With our projects united in their focus on outer membrane vesicles (OMVs), Northwestern University and UNSW came together for what felt like a very natural collaboration. Skype calls and emails enabled our two teams to overcome the distance barrier, and share critical information and advice that aided the progression of our two projects.
Northwestern University began their project with the use of a ready-prepared TolA knock-out strain of E. coli that also overexpressed TolR. This strain was given to them by a laboratory contact who had already demonstrated demonstrated OMV overproduction in this strain. For our team, this information validated our choice to include a TolA knock-out strain, and TolR overexpression strain in our library of E. coli for comparison of OMV production alongside our other strains. By including these two strains in our library and comparing their OMV production capabilities against other strains, our results can help validate the results of Northwestern University.
Importantly, throughout the iGEM competition both of our teams openly shared protocols for OMV purification. These protocols were essential for the success of both our teams, and by actively sharing feedback, troubleshooting and advice on the operation of these experiments, our results were largely furthered. For example, our team suggested alternatives to ultracentrifugation, since access was an issue for Northwestern University, and we both shared outcomes achieved with the use of different filter sizes. Furthermore, both of our teams were also testing periplasmic localisation of fluorescent proteins, and thus this was another area of protocol and results sharing.
This was a far-reaching collaboration, that reached the core of both of our projects, and we thank Northwestern University for their extensive communication with our team throughout the competition.
Please visit the experiment page to see details of our protocols, including the ones developed with the Northwestern University iGEM team.
Unlike our collaboration with Northwestern University, our partnership with the University of Sydney iGEM team was not limited by geographical distance. Thus, we made the most of our ability to share wet-lab materials and perform experiments in order to validate each other’s expression systems.
To help us, USYD heard our woes about being unable to express our parts, and stepped up by cloning BBa_2022000 and BBa_2022010 into their pET expression vector. Interestingly, upon using a Western Blot to detect expression, we found that our although their cells expressed our RFP-fusion part, they weren't turning red, which was the first hint that there was an issue with our part...
To help USYD, we performed a Western Blot on induced cells (supposedly) expressing EtnR1 and EtnR2, the two proteins that underpin their project. We determined that they were in fact expressing, and were delighted to let them know that!
Outside of the lab, we attended a STEM presentation together with the USYD iGEM team, where we opened the eyes of school students to the possibilities of having a career in the STEM field.

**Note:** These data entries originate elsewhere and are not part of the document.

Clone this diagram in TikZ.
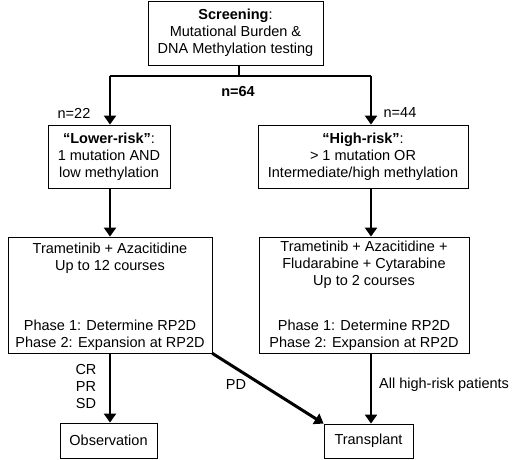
\documentclass[tikz,border=0pt]{standalone}
\usepackage{fontspec}
\setmainfont{Liberation Sans}
\usetikzlibrary{arrows.meta}
\begin{document}
\begin{tikzpicture}[x=1pt,y=-1pt,
  box/.style={draw, line width=0.8pt, inner sep=0pt, align=center, font=\fontsize{14.5}{17}\selectfont},
  arr/.style={line width=2.2pt, -{Triangle[length=9pt,width=12pt]}},
  lab/.style={font=\fontsize{14.5}{17}\selectfont, inner sep=0pt, align=center}]
\useasboundingbox (0,0) rectangle (520,460);
\node[box, minimum width=175pt, minimum height=64pt] (scr) at (235.5,33) {\textbf{Screening}:\\Mutational Burden \&\\DNA Methylation testing};
\node[box, minimum width=122pt, minimum height=63pt] (low) at (109,156.5) {\textbf{“Lower-risk”}:\\1 mutation AND\\low methylation};
\node[box, minimum width=210pt, minimum height=63pt] (high) at (363,156.5) {\textbf{“High-risk”}:\\> 1 mutation OR\\Intermediate/high methylation};
\node[box, minimum width=204pt, minimum height=116pt] (tl) at (110,295) {};
\node[lab, anchor=north] (tlt) at (110,243) {Trametinib + Azacitidine\\Up to 12 courses};
\node[lab, anchor=south] (tlb) at (110,351) {Phase 1: Determine RP2D\\Phase 2: Expansion at RP2D};
\node[box, minimum width=210pt, minimum height=116pt] (tr) at (364,295) {};
\node[lab, anchor=north] (trt) at (364,241) {Trametinib + Azacitidine +\\Fludarabine + Cytarabine\\Up to 2 courses};
\node[lab, anchor=south] (trb) at (364,351) {Phase 1: Determine RP2D\\Phase 2: Expansion at RP2D};
\node[box, minimum width=97pt, minimum height=35pt] (obs) at (108.5,440.5) {Observation};
\node[box, minimum width=89pt, minimum height=34pt] (tx) at (368.5,441) {Transplant};
\coordinate (j) at (239,76);
\coordinate (jl) at (110,76);
\coordinate (jr) at (371,76);
\draw[line width=2.2pt] (scr.south -| j) -- (j);
\draw[line width=2.2pt] (jl) -- (jr);
\draw[arr] (jl) -- (low.north -| jl);
\draw[arr] (jr) -- (high.north -| jr);
\draw[arr] (low.south -| jl) -- (tl.north -| jl);
\draw[arr] (high.south -| jr) -- (tr.north -| jr);
\draw[arr] (tl.south -| jl) -- (obs.north -| jl);
\draw[arr] (tr.south -| jr) -- (tx.north -| jr);
\draw[arr, line width=3pt] (tl.south east) -- (tx.north west);
\node[lab, font=\bfseries\fontsize{14.5}{17}\selectfont] (n64) at (238,92) {n=64};
\node[lab] (n22) at (74,113) {n=22};
\node[lab] (n44) at (400,113) {n=44};
\node[lab] (crpr) at (86,387) {CR\\PR\\SD};
\node[lab] (pd) at (236,385) {PD};
\node[lab, anchor=west] (all) at (379,385) {All high-risk patients};
\end{tikzpicture}
\end{document}
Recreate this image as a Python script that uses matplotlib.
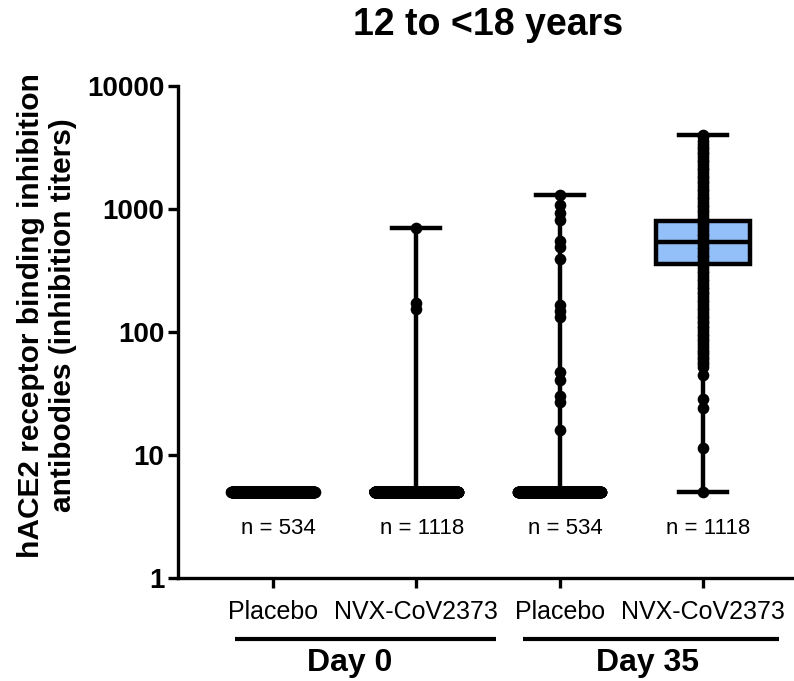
import numpy as np
import matplotlib.pyplot as plt

plt.rcParams["font.family"] = ["Liberation Sans", "DejaVu Sans"]

groups = ["Placebo", "NVX-CoV2373", "Placebo", "NVX-CoV2373"]
n_labels = ["n = 534", "n = 1118", "n = 534", "n = 1118"]
days = ["Day 0", "Day 35"]

# box and whisker stats
q1 = [5, 5, 5, 357]
median = [5, 5, 5, 536]
q3 = [5, 5, 5, 804]
whisk_lo = [5, 5, 5, 5]
whisk_hi = [5, 705, 1300, 4000]

# titers sitting at the lower limit (5), per group
floor_value = 5
floor_counts = [534, 1115, 519, 1]

# visible points above the floor
points_g1 = []
points_g2 = [705, 171, 154]
points_g3 = [1300, 1080, 935, 815, 550, 495, 390, 166, 147, 132,
             47, 41, 30, 27, 16]
points_g4 = [4000, 3850, 3600, 3400, 3200, 3070, 2900, 2780, 2640, 2520,
             2400, 2280, 2170, 2070, 1960, 1870, 1780, 1700, 1620, 1540,
             1460, 1390, 1320, 1260, 1200, 1140, 1080, 1030, 980, 940,
             890, 850, 810, 770, 735, 700, 665, 630, 600, 570,
             545, 520, 495, 470, 447, 425, 405, 385, 367, 350,
             332, 315, 300, 285, 271, 258, 246, 234, 223, 212,
             202, 192, 183, 174, 166, 158, 150, 143, 136, 130,
             124, 118, 112, 107, 102, 97, 92, 88, 84, 80,
             76, 72, 69, 66, 63, 60, 57, 55, 52, 45, 28.5, 24, 11.3]
points = [points_g1, points_g2, points_g3, points_g4]

box_color = "#93c0f8"
lw = 3.2
msize = 8.4

fig = plt.figure(figsize=(7.94, 6.81), dpi=100)
ax = fig.add_axes([0.2242, 0.1512, 0.7758, 0.7225])

pos = np.arange(1, len(groups) + 1)
stats = []
for i in range(len(groups)):
    stats.append({"med": median[i], "q1": q1[i], "q3": q3[i],
                  "whislo": whisk_lo[i], "whishi": whisk_hi[i], "fliers": []})

ax.bxp(stats, positions=pos, widths=0.656, capwidths=0.335, patch_artist=True,
       showfliers=False,
       boxprops=dict(facecolor=box_color, edgecolor="black", linewidth=lw),
       medianprops=dict(color="black", linewidth=lw),
       whiskerprops=dict(color="black", linewidth=lw),
       capprops=dict(color="black", linewidth=lw))

for i, p in enumerate(pos):
    k = floor_counts[i]
    if k > 1:
        xs = p + np.linspace(-0.29, 0.29, k)
    else:
        xs = np.array([p])
    ax.plot(xs, np.full(k, floor_value), "o", color="black", markersize=msize,
            markeredgewidth=0, zorder=5)
    vals = points[i]
    if vals:
        ax.plot(np.full(len(vals), p), vals, "o", color="black", markersize=msize,
                markeredgewidth=0, zorder=5)

ax.set_yscale("log")
ax.set_ylim(1, 10000)
ax.set_xlim(0.337, 4.636)
ax.set_yticks([1, 10, 100, 1000, 10000])
ax.set_yticklabels(["1", "10", "100", "1000", "10000"])
ax.minorticks_off()
ax.set_xticks(pos)
ax.set_xticklabels(groups, fontsize=18)

for s in ["top", "right"]:
    ax.spines[s].set_visible(False)
for s in ["left", "bottom"]:
    ax.spines[s].set_linewidth(2.4)

ax.tick_params(axis="y", labelsize=20, width=2.4, length=7, pad=3)
ax.tick_params(axis="x", width=2.4, length=7, pad=9)
for lbl in ax.get_yticklabels():
    lbl.set_fontweight("bold")

for i, p in enumerate(pos):
    ax.text(p + 0.04, 2.55, n_labels[i], ha="center", va="center", fontsize=16)

# group brackets under the tick labels
tr = ax.get_xaxis_transform()
ax.plot([0.735, 2.556], [-0.124, -0.124], color="black", lw=3, transform=tr,
        clip_on=False, solid_capstyle="butt")
ax.plot([2.745, 4.531], [-0.124, -0.124], color="black", lw=3, transform=tr,
        clip_on=False, solid_capstyle="butt")
ax.text(1.537, -0.173, days[0], transform=tr, ha="center", va="center",
        fontsize=23, fontweight="bold")
ax.text(3.617, -0.173, days[1], transform=tr, ha="center", va="center",
        fontsize=23, fontweight="bold")

fig.text(0.615, 0.963, "12 to <18 years", ha="center", va="center",
         fontsize=27, fontweight="bold")
fig.text(0.059, 0.537, "hACE2 receptor binding inhibition\nantibodies (inhibition titers)",
         rotation=90, ha="center", va="center", fontsize=21.5, fontweight="bold",
         multialignment="center")

fig.savefig("out.png", dpi=100)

We also attended an evening event hosted by the University of Sydney, for Australian iGEM teams to practice their presentations before the Giant Jamboree.
The Paris-Bettencourt iGEM team reached out to us early on in the iGEM season, due to our team’s proximity to a wine-growing region. Paris Betterncourt’s project focused on wine-fermenting bacteria, and thus required biological samples from wineries (such as soil, branches, leaves and grapes).
Our team made the road trip to a wine valley in upper NSW, and collected some samples for Paris Bettencourt. We posted these to Paris Bettencourt, who graciously received them. We hope this small contribution on our part helped their project as much as it could!